The past three things becomes your simulator. Your system can now be tested in a completely deterministic way.
Once determinism is established, test files are written to find bugs. Test files declare two separate things: one is the stuff the system is trying to achieve, and the other is a set of stuff that will attempt to prevent the system from achieving that.
Other popular ways to wreak havoc:
- broken machine (machine down, or breaks in some way like a log file is too full, broken clock)
- nukes (killing a data center)
- dumb sysadmin (swap the ip addresses or swap the data files of two nodes randomly)
The universe is looking for bugs, so are you. How can you make your CPUs more efficient than the universe’s? Another way of looking at this is that you need to find more bugs per CPU hour than the real world. Here’s how:
Disasters here happen more frequently than in the real world. We make things like disc failure happen every 2-3 minutes. We also speed up time and make many more sim seconds pass than in the real world.
Buggification, or randomly change what your code does so that the consumer of that code expands its understand of what could happen. This goes back to the example where there was a misunderstood contract between two nodes, where node one will send packet a, then b, but the other node may sometimes send packet b, then a. Buggify implies that you break the contract often to ensure the partners truly understand the contract. One example is to never send a timeout.

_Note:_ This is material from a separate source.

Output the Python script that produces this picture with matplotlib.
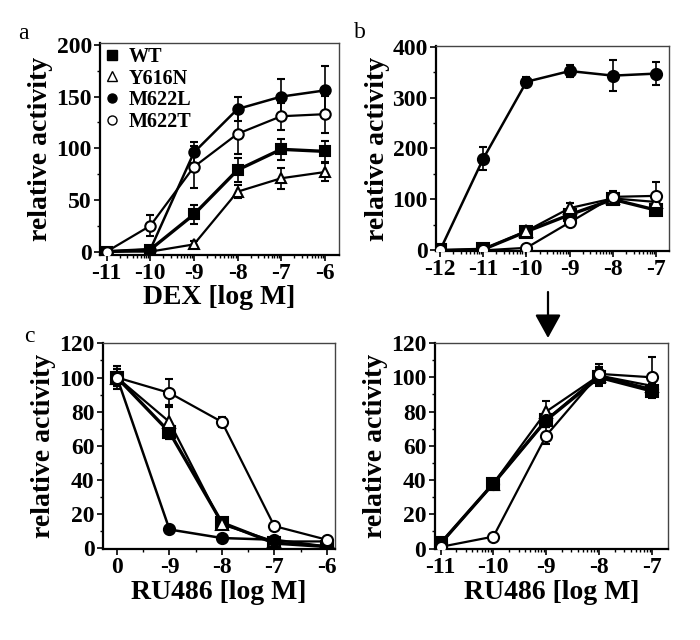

The Hurst exponent, it is a way to quantify the lack of independence between events. How does this relate to distributed systems? Hardware failures are not random independent events. This happens in the real world – a lot. Hardware should fail in some sort of random but in some way fail together in a cascading way.
By following these approaches, they estimate they have run the equivalent of trillions of real world CPU hours of real world tests. They can run 5-10 million simulations a night on their cluster, and depending on the test each one can take between 5 minutes and an hour or two.
The bad news is using callbacks has ruined their ability to debug by making it incredibly complex. They basically just printf their stuff, but it’s not as bad with deterministic simulations since the same exact environment will be triggered on future runs.
There is still the nightmare case which is: what if our simulations are wrong? There are two ways in which a simulation can be wrong: either it’s not brutal enough (there are a series of failures that happen in the real world which have not been put under simulation) or maybe they just misunderstand the contracts between the systems, or porting to a new platform and there are new guarantees or the OS has a bug. The simulations are only as good as their understanding of what the OS and the hardware actually do.
To try and catch both of these sorts of problems during simulation, they have something called Sinkhole. Sinkhole is an actual physical cluster of server motherboards which are all connected to programmable network power supplies. So they program these things to turn on and off all night while the database is running. This is particular to finding power safety bugs.
- Dedicated “Red Team” specifically to introduce bugs into the system
- More hardware to make the simulations run faster, and give more power to debugging
- Try to catch bugs that “evolve”. If I write a bug and it is caught by the simulation framework, I immediately get feedback. If I write a bug and it is not caught, I get no feedback. So I am slowly but surely being trained to write bugs that slip through the simulation framework – and somewhat bears resemblance to bacteria evolving to become resistant to antibiotics. One idea is to have two separate simulation frameworks and only run one before releases.
- More real world testing like Sinkhole, but dealing with hardware is a pain.